* Rows from a dataset of charts and code:
((

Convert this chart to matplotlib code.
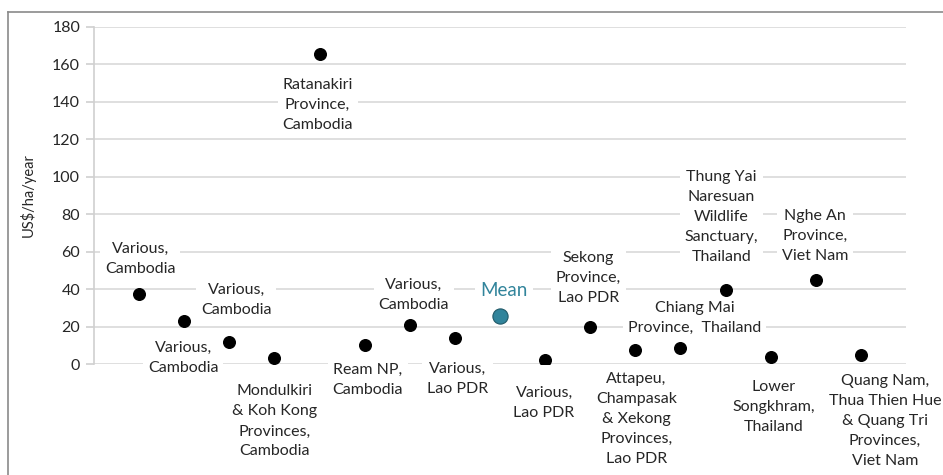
import matplotlib
matplotlib.use("Agg")
import matplotlib.pyplot as plt
from matplotlib.lines import Line2D

plt.rcParams['font.family'] = ['Lato', 'DejaVu Sans']

positions = list(range(1, 18))
values = [37.3, 22.9, 11.6, 3.0, 165.7, 10.2, 20.9, 13.8, 25.9, 2.1, 20.0, 7.5, 8.4, 39.6, 3.9, 45.0, 4.8]
labels = [
    "Various,\nCambodia",
    "Various,\nCambodia",
    "Various,\nCambodia",
    "Mondulkiri\n& Koh Kong\nProvinces,\nCambodia",
    "Ratanakiri\nProvince,\nCambodia",
    "Ream NP,\nCambodia",
    "Various,\nCambodia",
    "Various,\nLao PDR",
    "Mean",
    "Various,\nLao PDR",
    "Sekong\nProvince,\nLao PDR",
    "Attapeu,\nChampasak\n& Xekong\nProvinces,\nLao PDR",
    "Chiang Mai\nProvince,  Thailand",
    "Thung Yai\nNaresuan\nWildlife\nSanctuary,\nThailand",
    "Lower\nSongkhram,\nThailand",
    "Nghe An\nProvince,\nViet Nam",
    "Quang Nam,\nThua Thien Hue\n& Quang Tri\nProvinces,\nViet Nam",
]
mean_index = 8
y_ticks = [0, 20, 40, 60, 80, 100, 120, 140, 160, 180]

# label offsets in pixels (style)
offsets = [(1, 35), (-1, -37), (7, 42), (0, -63), (-2, -51), (3, -35), (4, 30), (3, -41),
           (4, 25), (-1, -43), (-2, 49), (1, -69), (14, 30), (-4, 73), (3, -50), (-1, 44), (24, -66)]

W, H = 943, 475
fig = plt.figure(figsize=(W / 100, H / 100), dpi=100)
fig.patch.set_facecolor('white')

# outer frame lines (top and left)
fig.add_artist(Line2D([8 / W, 1], [1 - 12 / H, 1 - 12 / H], transform=fig.transFigure, color='#8a8a8a', lw=1.2))
fig.add_artist(Line2D([8 / W, 8 / W], [0, 1 - 12 / H], transform=fig.transFigure, color='#8a8a8a', lw=1.2))

ax = fig.add_axes([94 / W, 1 - 364 / H, (906 - 94) / W, (364 - 27) / H])
ax.set_xlim(0, 18)
ax.set_ylim(0, 180)
ax.set_yticks(y_ticks)
ax.set_xticks([])
for s in ['top', 'right', 'bottom']:
    ax.spines[s].set_visible(False)
ax.spines['left'].set_color('#d0d0d0')
ax.spines['left'].set_linewidth(1.2)
ax.yaxis.grid(True, color='#d9d9d9', lw=1.2)
ax.set_axisbelow(True)
ax.tick_params(axis='y', length=6, color='#d0d0d0', width=1.2, labelsize=11.5, labelcolor='#262626', pad=4)
ax.set_ylabel("US$/ha/year", fontsize=10.5, color='#262626', labelpad=12)

for i, (x, v) in enumerate(zip(positions, values)):
    if i == mean_index:
        ax.scatter([x], [v], s=120, color='#31849B', edgecolor='#215968', lw=0.8, zorder=4)
        col = '#31849B'
        fs = 13.5
    else:
        ax.scatter([x], [v], s=70, color='black', zorder=4)
        col = '#262626'
        fs = 11.5
    dx, dy = offsets[i]
    ax.annotate(labels[i], (x, v), xytext=(dx, dy), textcoords='offset pixels',
                ha='center', va='center', fontsize=fs, color=col, linespacing=1.55,
                bbox=dict(boxstyle='square,pad=0.3', fc='white', ec='none'), zorder=3,
                annotation_clip=False)

fig.savefig('out.png', dpi=100)
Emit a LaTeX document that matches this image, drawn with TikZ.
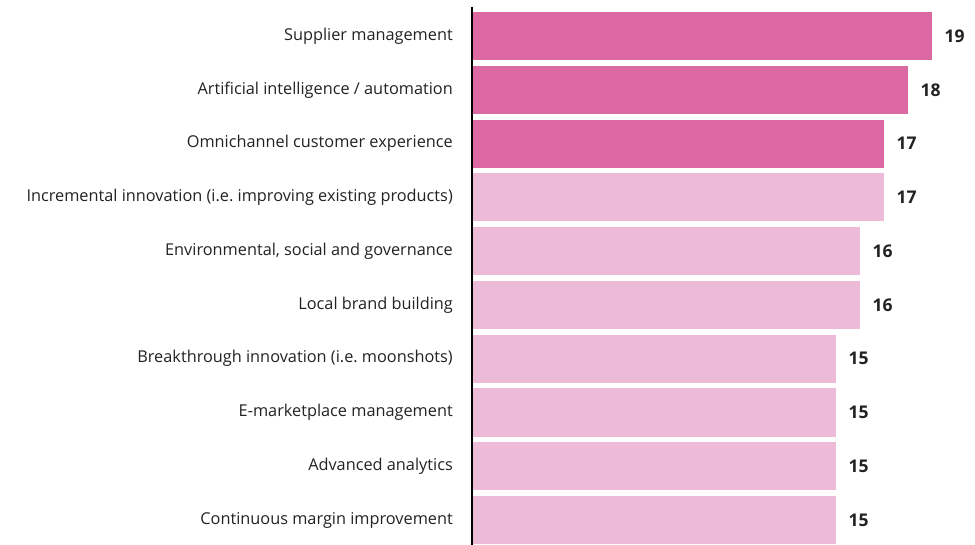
\documentclass[tikz,border=0pt]{standalone}
\usepackage{fontspec}
\setmainfont{Open Sans}
\usetikzlibrary{positioning}
\definecolor{hot}{HTML}{DD69A3}
\definecolor{soft}{HTML}{EDBAD7}
\definecolor{ink}{HTML}{222222}
\frenchspacing
\begin{document}
\begin{tikzpicture}[x=1pt, y=-1pt,
   every node/.style={inner sep=0pt, text=ink},
   bar/.style={rectangle, anchor=west, minimum height=48pt, fill=soft},
   hotbar/.style={bar, fill=hot},
   cat/.style={left=19pt of #1.west, font=\fontsize{16.3}{19}\selectfont},
   num/.style={right=12pt of #1.east, font=\fontsize{17.5}{19}\selectfont\bfseries}]

\useasboundingbox (0,0) rectangle (975,545);

\node[hotbar, minimum width=460pt] (supplier) at (472,36) {};
\node[hotbar, minimum width=436pt] (ai) at (472,89.8) {};
\node[hotbar, minimum width=412pt] (omni) at (472,143.6) {};
\node[bar, minimum width=412pt] (incr) at (472,197.3) {};
\node[bar, minimum width=388pt] (esg) at (472,251.1) {};
\node[bar, minimum width=388pt] (local) at (472,304.9) {};
\node[bar, minimum width=364pt] (moon) at (472,358.7) {};
\node[bar, minimum width=364pt] (emkt) at (472,412.5) {};
\node[bar, minimum width=364pt] (analytics) at (472,466.2) {};
\node[bar, minimum width=364pt] (margin) at (472,520) {};

\node[cat=supplier] (supplier-t) {Supplier management};
\node[cat=ai] (ai-t) {Artificial intelligence / automation};
\node[cat=omni] (omni-t) {Omnichannel customer experience};
\node[cat=incr] (incr-t) {Incremental innovation (i.e. improving existing products)};
\node[cat=esg] (esg-t) {Environmental, social and governance};
\node[cat=local] (local-t) {Local brand building};
\node[cat=moon] (moon-t) {Breakthrough innovation (i.e. moonshots)};
\node[cat=emkt] (emkt-t) {E-marketplace management};
\node[cat=analytics] (analytics-t) {Advanced analytics};
\node[cat=margin] (margin-t) {Continuous margin improvement};

\node[num=supplier] (supplier-n) {19};
\node[num=ai] (ai-n) {18};
\node[num=omni] (omni-n) {17};
\node[num=incr] (incr-n) {17};
\node[num=esg] (esg-n) {16};
\node[num=local] (local-n) {16};
\node[num=moon] (moon-n) {15};
\node[num=emkt] (emkt-n) {15};
\node[num=analytics] (analytics-n) {15};
\node[num=margin] (margin-n) {15};

% axis
\coordinate (top) at (472,7);
\coordinate (bottom) at (472,545);
\draw[line width=1.4pt] (top) -- (bottom);

\end{tikzpicture}
\end{document}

))

Emit the lines of the material exactly, from its first line to the line containing "44), (24, -66)]", inclusive; leave every picture out.

Convert this chart to matplotlib code.
import matplotlib
matplotlib.use("Agg")
import matplotlib.pyplot as plt
from matplotlib.lines import Line2D

plt.rcParams['font.family'] = ['Lato', 'DejaVu Sans']

positions = list(range(1, 18))
values = [37.3, 22.9, 11.6, 3.0, 165.7, 10.2, 20.9, 13.8, 25.9, 2.1, 20.0, 7.5, 8.4, 39.6, 3.9, 45.0, 4.8]
labels = [
    "Various,\nCambodia",
    "Various,\nCambodia",
    "Various,\nCambodia",
    "Mondulkiri\n& Koh Kong\nProvinces,\nCambodia",
    "Ratanakiri\nProvince,\nCambodia",
    "Ream NP,\nCambodia",
    "Various,\nCambodia",
    "Various,\nLao PDR",
    "Mean",
    "Various,\nLao PDR",
    "Sekong\nProvince,\nLao PDR",
    "Attapeu,\nChampasak\n& Xekong\nProvinces,\nLao PDR",
    "Chiang Mai\nProvince,  Thailand",
    "Thung Yai\nNaresuan\nWildlife\nSanctuary,\nThailand",
    "Lower\nSongkhram,\nThailand",
    "Nghe An\nProvince,\nViet Nam",
    "Quang Nam,\nThua Thien Hue\n& Quang Tri\nProvinces,\nViet Nam",
]
mean_index = 8
y_ticks = [0, 20, 40, 60, 80, 100, 120, 140, 160, 180]

# label offsets in pixels (style)
offsets = [(1, 35), (-1, -37), (7, 42), (0, -63), (-2, -51), (3, -35), (4, 30), (3, -41),
           (4, 25), (-1, -43), (-2, 49), (1, -69), (14, 30), (-4, 73), (3, -50), (-1, 44), (24, -66)]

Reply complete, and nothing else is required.